Now that Toyota, a core company in the Japanese industrial complex, has been able to lay off so many people and yet has drawn no protests from the politicians, bureaucrats, or press, this portends badly for a large number of Japanese working in other companies and who are also not full-time employees. Some readers may recall that out of 64m (approx.) workers in Japan, a full 33.5% (as of 2007) are now part-timers, contract employees, temps, freeters, or otherwise non-permanent workers. For these people, the on-going downturn represents a high likelihood that many of them will be handed termination notices over the next 3-6 months.
However, they can’t afford to not work. According to a recent Reuters article, there are now more than 10m “working poor” in Japan. The term apparently refers to those earning less than JPY2m (US$20,000) a year.
Lastly, it surprised us to learn in an AP article that the government does NOT track the number of jobless foreigners. Surprising if only because we’re all paying taxes and unemployment benefits. Maybe these aren’t counted either?

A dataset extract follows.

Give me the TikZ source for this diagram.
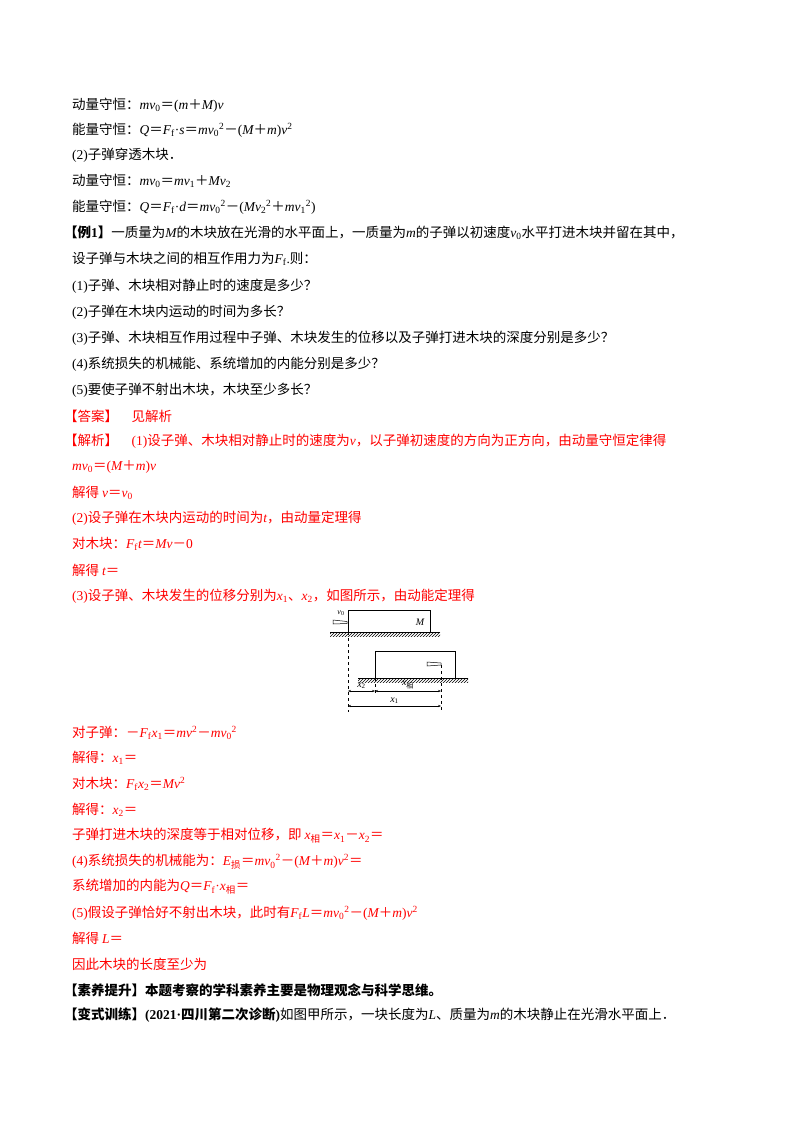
\documentclass[tikz,border=0pt]{standalone}
\usepackage{fontspec}
\setmainfont{Liberation Serif}
\newfontfamily\cjk{Noto Sans CJK SC}
\newfontfamily\lat{Liberation Serif}
\usetikzlibrary{patterns,arrows.meta}
\newcommand{\mi}[1]{{\lat\itshape #1}}
\newcommand{\rr}[1]{{\lat #1}}
\tikzset{ln/.style={anchor=west,inner sep=0pt,font=\cjk\fontsize{13.5}{16}\selectfont},
 rd/.style={ln,text=red},
 fig/.style={line width=0.5pt},
 flab/.style={inner sep=0pt,font=\lat\itshape\fontsize{10}{11}\selectfont},
 dim/.style={line width=0.4pt,{Stealth[length=3pt]}-{Stealth[length=3pt]}}}
\begin{document}
\begin{tikzpicture}[x=1pt,y=-1pt]
\useasboundingbox[fill=white] (0,0) rectangle (800,1132);
\node[ln] (l1) at (72,105) {动量守恒：\mi{mv}\rr{\textsubscript{0}}＝\rr{(}\mi{m}＋\mi{M}\rr{)}\mi{v}};
\node[ln] (l2) at (72,130) {能量守恒：\mi{Q}＝\mi{F}\rr{\textsubscript{f}·}\mi{s}＝\mi{mv}\rr{\textsubscript{0}\textsuperscript{2}}－\rr{(}\mi{M}＋\mi{m}\rr{)}\mi{v}\rr{\textsuperscript{2}}};
\node[ln] (l3) at (72,155) {\rr{(2)}子弹穿透木块．};
\node[ln] (l4) at (72,181) {动量守恒：\mi{mv}\rr{\textsubscript{0}}＝\mi{mv}\rr{\textsubscript{1}}＋\mi{Mv}\rr{\textsubscript{2}}};
\node[ln] (l5) at (72,207) {能量守恒：\mi{Q}＝\mi{F}\rr{\textsubscript{f}·}\mi{d}＝\mi{mv}\rr{\textsubscript{0}\textsuperscript{2}}－\rr{(}\mi{Mv}\rr{\textsubscript{2}\textsuperscript{2}}＋\mi{mv}\rr{\textsubscript{1}\textsuperscript{2})}};
\node[ln] (l6) at (64,233) {\textbf{【例\rr{\bfseries 1}】}一质量为\mi{M}的木块放在光滑的水平面上，一质量为\mi{m}的子弹以初速度\mi{v}\rr{\textsubscript{0}}水平打进木块并留在其中，};
\node[ln] (l7) at (72,259) {设子弹与木块之间的相互作用力为\mi{F}\rr{\textsubscript{f}.}则：};
\node[ln] (l8) at (72,286) {\rr{(1)}子弹、木块相对静止时的速度是多少？};
\node[ln] (l9) at (72,312) {\rr{(2)}子弹在木块内运动的时间为多长？};
\node[ln] (l10) at (72,338) {\rr{(3)}子弹、木块相互作用过程中子弹、木块发生的位移以及子弹打进木块的深度分别是多少？};
\node[ln] (l11) at (72,364) {\rr{(4)}系统损失的机械能、系统增加的内能分别是多少？};
\node[ln] (l12) at (72,390) {\rr{(5)}要使子弹不射出木块，木块至少多长？};
\node[rd] (l13) at (64,416) {【答案】\quad 见解析};
\node[rd] (l14) at (64,441) {【解析】\quad \rr{(1)}设子弹、木块相对静止时的速度为\mi{v}，以子弹初速度的方向为正方向，由动量守恒定律得};
\node[rd] (l15) at (72,467) {\mi{mv}\rr{\textsubscript{0}}＝\rr{(}\mi{M}＋\mi{m}\rr{)}\mi{v}};
\node[rd] (l16) at (72,493) {解得 \mi{v}＝\mi{v}\rr{\textsubscript{0}}};
\node[rd] (l17) at (72,518) {\rr{(2)}设子弹在木块内运动的时间为\mi{t}，由动量定理得};
\node[rd] (l18) at (72,544) {对木块：\mi{F}\rr{\textsubscript{f}}\mi{t}＝\mi{Mv}－\rr{0}};
\node[rd] (l19) at (72,570) {解得 \mi{t}＝};
\node[rd] (l20) at (72,596) {\rr{(3)}设子弹、木块发生的位移分别为\mi{x}\rr{\textsubscript{1}}、\mi{x}\rr{\textsubscript{2}}，如图所示，由动能定理得};
% figure
\fill[pattern=north east lines] (330,632) rectangle (440,636);
\draw[fig] (330,632) -- (440,632);
\draw[fig] (348,632) rectangle (430,610);
\node[flab] (M) at (420,622) {M};
\node[flab,font=\lat\itshape\fontsize{8}{9}\selectfont] (v0) at (341,613) {v\textsubscript{\upshape 0}};
\draw[fig] (333,620) -- (347,621.5) -- (347,623.5) -- (333,624) -- cycle;
\fill[pattern=north east lines] (358,678) rectangle (468,682);
\draw[fig] (358,678) -- (468,678);
\draw[fig] (375,678) rectangle (455,651);
\draw[fig] (427,662) -- (441,663) -- (441,665) -- (427,666) -- cycle;
\draw[fig,dashed] (348,632) -- (348,712);
\draw[fig,dashed] (375,678) -- (375,696);
\draw[fig,dashed] (441,665) -- (441,712);
\coordinate (a1) at (348,691); \coordinate (a2) at (375,691); \coordinate (a3) at (441,691);
\coordinate (b1) at (348,706); \coordinate (b3) at (441,706);
\draw[dim] (a1) -- node[flab,above=2pt] {x\textsubscript{\upshape 2}} (a2);
\draw[dim] (a2) -- node[flab,above=2pt] {x\textsubscript{\cjk 相}} (a3);
\draw[dim] (b1) -- node[flab,above=2pt] {x\textsubscript{\upshape 1}} (b3);
\node[rd] (l21) at (72,733) {对子弹：－\mi{F}\rr{\textsubscript{f}}\mi{x}\rr{\textsubscript{1}}＝\mi{mv}\rr{\textsuperscript{2}}－\mi{mv}\rr{\textsubscript{0}\textsuperscript{2}}};
\node[rd] (l22) at (72,758) {解得：\mi{x}\rr{\textsubscript{1}}＝};
\node[rd] (l23) at (72,784) {对木块：\mi{F}\rr{\textsubscript{f}}\mi{x}\rr{\textsubscript{2}}＝\mi{Mv}\rr{\textsuperscript{2}}};
\node[rd] (l24) at (72,810) {解得：\mi{x}\rr{\textsubscript{2}}＝};
\node[rd] (l25) at (72,836) {子弹打进木块的深度等于相对位移，即 \mi{x}\textsubscript{相}＝\mi{x}\rr{\textsubscript{1}}－\mi{x}\rr{\textsubscript{2}}＝};
\node[rd] (l26) at (72,862) {\rr{(4)}系统损失的机械能为：\mi{E}\textsubscript{损}＝\mi{mv}\rr{\textsubscript{0}\textsuperscript{2}}－\rr{(}\mi{M}＋\mi{m}\rr{)}\mi{v}\rr{\textsuperscript{2}}＝};
\node[rd] (l27) at (72,887) {系统增加的内能为\mi{Q}＝\mi{F}\rr{\textsubscript{f}·}\mi{x}\textsubscript{相}＝};
\node[rd] (l28) at (72,913) {\rr{(5)}假设子弹恰好不射出木块，此时有\mi{F}\rr{\textsubscript{f}}\mi{L}＝\mi{mv}\rr{\textsubscript{0}\textsuperscript{2}}－\rr{(}\mi{M}＋\mi{m}\rr{)}\mi{v}\rr{\textsuperscript{2}}};
\node[rd] (l29) at (72,938) {解得 \mi{L}＝};
\node[rd] (l30) at (72,964) {因此木块的长度至少为};
\node[ln,font=\cjk\bfseries\fontsize{13.5}{16}\selectfont] (l31) at (64,990) {【素养提升】本题考察的学科素养主要是物理观念与科学思维。};
\node[ln] (l32) at (64,1015) {\textbf{【变式训练】\rr{\bfseries (2021·}四川第二次诊断\rr{\bfseries )}}如图甲所示，一块长度为\mi{L}、质量为\mi{m}的木块静止在光滑水平面上．};
\end{tikzpicture}
\end{document}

So, given that there are at least 755,000 foreigners (as of 2006) working here in Japan, and probably another 350,000 or so working illegally, you can bet that this group will be another at-risk segment to lose their jobs. The AP article says that the government HELLO WORK centers used to get about 700 foreigners looking for jobs each month, but in August due to the massive layoffs by auto manufacturers, the numbers of foreign newly jobless people doubled to 1,500 a month. Local officials note that the number of Japanese applicants has not changed appreciably (yet) — so clearly Toyota, Honda, and Yamaha are dumping on their Brazilian-Japanese and Chinese workers first.
Could be a bleak Christmas for many people.